Take the data below and repeat it exactly.

-- begin --

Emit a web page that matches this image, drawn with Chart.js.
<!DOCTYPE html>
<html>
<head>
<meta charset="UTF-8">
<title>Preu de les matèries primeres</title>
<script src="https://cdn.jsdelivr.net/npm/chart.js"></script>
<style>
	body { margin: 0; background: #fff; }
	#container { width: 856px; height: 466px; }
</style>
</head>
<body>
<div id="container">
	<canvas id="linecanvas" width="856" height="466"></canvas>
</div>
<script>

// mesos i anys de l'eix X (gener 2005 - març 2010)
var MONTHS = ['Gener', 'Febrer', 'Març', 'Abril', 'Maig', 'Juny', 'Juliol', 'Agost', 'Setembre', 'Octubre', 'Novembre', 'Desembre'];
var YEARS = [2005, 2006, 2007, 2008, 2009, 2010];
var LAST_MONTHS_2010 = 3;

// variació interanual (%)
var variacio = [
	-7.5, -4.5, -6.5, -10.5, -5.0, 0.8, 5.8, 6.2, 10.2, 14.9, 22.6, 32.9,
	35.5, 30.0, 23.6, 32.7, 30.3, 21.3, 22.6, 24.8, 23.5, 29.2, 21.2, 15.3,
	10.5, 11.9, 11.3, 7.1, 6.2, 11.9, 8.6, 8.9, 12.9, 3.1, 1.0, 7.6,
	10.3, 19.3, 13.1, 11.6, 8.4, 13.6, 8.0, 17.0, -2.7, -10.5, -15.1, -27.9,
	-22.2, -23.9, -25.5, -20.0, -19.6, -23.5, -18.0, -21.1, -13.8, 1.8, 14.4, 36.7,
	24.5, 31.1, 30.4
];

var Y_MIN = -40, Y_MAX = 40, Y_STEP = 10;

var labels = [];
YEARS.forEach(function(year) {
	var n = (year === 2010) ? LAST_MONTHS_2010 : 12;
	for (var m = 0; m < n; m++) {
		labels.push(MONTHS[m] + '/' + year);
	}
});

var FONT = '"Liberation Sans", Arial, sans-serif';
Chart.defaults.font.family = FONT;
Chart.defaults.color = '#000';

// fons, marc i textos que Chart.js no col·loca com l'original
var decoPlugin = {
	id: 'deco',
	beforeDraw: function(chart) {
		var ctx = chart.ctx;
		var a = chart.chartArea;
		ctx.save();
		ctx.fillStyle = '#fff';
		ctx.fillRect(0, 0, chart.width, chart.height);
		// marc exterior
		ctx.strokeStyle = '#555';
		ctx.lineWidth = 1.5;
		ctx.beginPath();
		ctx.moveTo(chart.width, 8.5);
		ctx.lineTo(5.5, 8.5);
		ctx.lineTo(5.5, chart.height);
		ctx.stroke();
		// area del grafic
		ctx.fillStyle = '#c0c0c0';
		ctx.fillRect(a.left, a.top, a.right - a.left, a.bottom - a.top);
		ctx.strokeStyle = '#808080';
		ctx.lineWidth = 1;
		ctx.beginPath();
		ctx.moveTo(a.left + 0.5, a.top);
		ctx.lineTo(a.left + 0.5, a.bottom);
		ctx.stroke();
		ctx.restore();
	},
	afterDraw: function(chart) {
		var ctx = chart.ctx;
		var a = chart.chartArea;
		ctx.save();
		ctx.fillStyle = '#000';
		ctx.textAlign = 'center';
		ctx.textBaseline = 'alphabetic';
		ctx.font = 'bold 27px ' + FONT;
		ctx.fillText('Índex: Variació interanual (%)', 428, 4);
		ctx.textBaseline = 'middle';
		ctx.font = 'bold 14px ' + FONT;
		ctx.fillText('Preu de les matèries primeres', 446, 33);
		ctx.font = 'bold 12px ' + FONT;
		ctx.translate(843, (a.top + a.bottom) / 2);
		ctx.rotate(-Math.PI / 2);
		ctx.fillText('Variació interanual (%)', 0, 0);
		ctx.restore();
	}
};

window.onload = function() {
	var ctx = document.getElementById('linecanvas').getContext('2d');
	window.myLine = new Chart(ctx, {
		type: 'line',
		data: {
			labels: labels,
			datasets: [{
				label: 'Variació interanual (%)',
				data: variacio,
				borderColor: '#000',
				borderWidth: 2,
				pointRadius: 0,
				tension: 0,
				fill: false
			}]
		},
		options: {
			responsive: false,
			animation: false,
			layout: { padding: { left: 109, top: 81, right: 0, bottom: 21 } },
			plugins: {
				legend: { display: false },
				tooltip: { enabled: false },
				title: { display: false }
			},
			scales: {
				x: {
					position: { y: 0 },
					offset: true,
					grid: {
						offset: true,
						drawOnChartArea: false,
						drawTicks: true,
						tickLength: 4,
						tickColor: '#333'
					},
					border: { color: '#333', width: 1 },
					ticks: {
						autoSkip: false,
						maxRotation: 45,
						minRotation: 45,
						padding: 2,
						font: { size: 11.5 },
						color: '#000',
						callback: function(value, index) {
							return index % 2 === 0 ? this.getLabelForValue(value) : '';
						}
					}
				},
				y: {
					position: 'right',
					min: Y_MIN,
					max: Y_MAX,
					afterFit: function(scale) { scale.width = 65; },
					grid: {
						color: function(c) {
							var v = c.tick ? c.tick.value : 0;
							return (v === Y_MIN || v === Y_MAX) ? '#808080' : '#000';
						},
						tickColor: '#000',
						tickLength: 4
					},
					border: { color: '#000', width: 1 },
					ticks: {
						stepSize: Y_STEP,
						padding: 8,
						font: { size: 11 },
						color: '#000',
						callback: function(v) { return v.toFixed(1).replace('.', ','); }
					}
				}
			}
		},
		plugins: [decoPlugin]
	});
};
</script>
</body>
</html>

-- end --

▶ FULL ANSWER
Emit a web page that matches this image, drawn with Chart.js.
<!DOCTYPE html>
<html>
<head>
<meta charset="UTF-8">
<title>Preu de les matèries primeres</title>
<script src="https://cdn.jsdelivr.net/npm/chart.js"></script>
<style>
	body { margin: 0; background: #fff; }
	#container { width: 856px; height: 466px; }
</style>
</head>
<body>
<div id="container">
	<canvas id="linecanvas" width="856" height="466"></canvas>
</div>
<script>

// mesos i anys de l'eix X (gener 2005 - març 2010)
var MONTHS = ['Gener', 'Febrer', 'Març', 'Abril', 'Maig', 'Juny', 'Juliol', 'Agost', 'Setembre', 'Octubre', 'Novembre', 'Desembre'];
var YEARS = [2005, 2006, 2007, 2008, 2009, 2010];
var LAST_MONTHS_2010 = 3;

// variació interanual (%)
var variacio = [
	-7.5, -4.5, -6.5, -10.5, -5.0, 0.8, 5.8, 6.2, 10.2, 14.9, 22.6, 32.9,
	35.5, 30.0, 23.6, 32.7, 30.3, 21.3, 22.6, 24.8, 23.5, 29.2, 21.2, 15.3,
	10.5, 11.9, 11.3, 7.1, 6.2, 11.9, 8.6, 8.9, 12.9, 3.1, 1.0, 7.6,
	10.3, 19.3, 13.1, 11.6, 8.4, 13.6, 8.0, 17.0, -2.7, -10.5, -15.1, -27.9,
	-22.2, -23.9, -25.5, -20.0, -19.6, -23.5, -18.0, -21.1, -13.8, 1.8, 14.4, 36.7,
	24.5, 31.1, 30.4
];

var Y_MIN = -40, Y_MAX = 40, Y_STEP = 10;

var labels = [];
YEARS.forEach(function(year) {
	var n = (year === 2010) ? LAST_MONTHS_2010 : 12;
	for (var m = 0; m < n; m++) {
		labels.push(MONTHS[m] + '/' + year);
	}
});

var FONT = '"Liberation Sans", Arial, sans-serif';
Chart.defaults.font.family = FONT;
Chart.defaults.color = '#000';

// fons, marc i textos que Chart.js no col·loca com l'original
var decoPlugin = {
	id: 'deco',
	beforeDraw: function(chart) {
		var ctx = chart.ctx;
		var a = chart.chartArea;
		ctx.save();
		ctx.fillStyle = '#fff';
		ctx.fillRect(0, 0, chart.width, chart.height);
		// marc exterior
		ctx.strokeStyle = '#555';
		ctx.lineWidth = 1.5;
		ctx.beginPath();
		ctx.moveTo(chart.width, 8.5);
		ctx.lineTo(5.5, 8.5);
		ctx.lineTo(5.5, chart.height);
		ctx.stroke();
		// area del grafic
		ctx.fillStyle = '#c0c0c0';
		ctx.fillRect(a.left, a.top, a.right - a.left, a.bottom - a.top);
		ctx.strokeStyle = '#808080';
		ctx.lineWidth = 1;
		ctx.beginPath();
		ctx.moveTo(a.left + 0.5, a.top);
		ctx.lineTo(a.left + 0.5, a.bottom);
		ctx.stroke();
		ctx.restore();
	},
	afterDraw: function(chart) {
		var ctx = chart.ctx;
		var a = chart.chartArea;
		ctx.save();
		ctx.fillStyle = '#000';
		ctx.textAlign = 'center';
		ctx.textBaseline = 'alphabetic';
		ctx.font = 'bold 27px ' + FONT;
		ctx.fillText('Índex: Variació interanual (%)', 428, 4);
		ctx.textBaseline = 'middle';
		ctx.font = 'bold 14px ' + FONT;
		ctx.fillText('Preu de les matèries primeres', 446, 33);
		ctx.font = 'bold 12px ' + FONT;
		ctx.translate(843, (a.top + a.bottom) / 2);
		ctx.rotate(-Math.PI / 2);
		ctx.fillText('Variació interanual (%)', 0, 0);
		ctx.restore();
	}
};

window.onload = function() {
	var ctx = document.getElementById('linecanvas').getContext('2d');
	window.myLine = new Chart(ctx, {
		type: 'line',
		data: {
			labels: labels,
			datasets: [{
				label: 'Variació interanual (%)',
				data: variacio,
				borderColor: '#000',
				borderWidth: 2,
				pointRadius: 0,
				tension: 0,
				fill: false
			}]
		},
		options: {
			responsive: false,
			animation: false,
			layout: { padding: { left: 109, top: 81, right: 0, bottom: 21 } },
			plugins: {
				legend: { display: false },
				tooltip: { enabled: false },
				title: { display: false }
			},
			scales: {
				x: {
					position: { y: 0 },
					offset: true,
					grid: {
						offset: true,
						drawOnChartArea: false,
						drawTicks: true,
						tickLength: 4,
						tickColor: '#333'
					},
					border: { color: '#333', width: 1 },
					ticks: {
						autoSkip: false,
						maxRotation: 45,
						minRotation: 45,
						padding: 2,
						font: { size: 11.5 },
						color: '#000',
						callback: function(value, index) {
							return index % 2 === 0 ? this.getLabelForValue(value) : '';
						}
					}
				},
				y: {
					position: 'right',
					min: Y_MIN,
					max: Y_MAX,
					afterFit: function(scale) { scale.width = 65; },
					grid: {
						color: function(c) {
							var v = c.tick ? c.tick.value : 0;
							return (v === Y_MIN || v === Y_MAX) ? '#808080' : '#000';
						},
						tickColor: '#000',
						tickLength: 4
					},
					border: { color: '#000', width: 1 },
					ticks: {
						stepSize: Y_STEP,
						padding: 8,
						font: { size: 11 },
						color: '#000',
						callback: function(v) { return v.toFixed(1).replace('.', ','); }
					}
				}
			}
		},
		plugins: [decoPlugin]
	});
};
</script>
</body>
</html>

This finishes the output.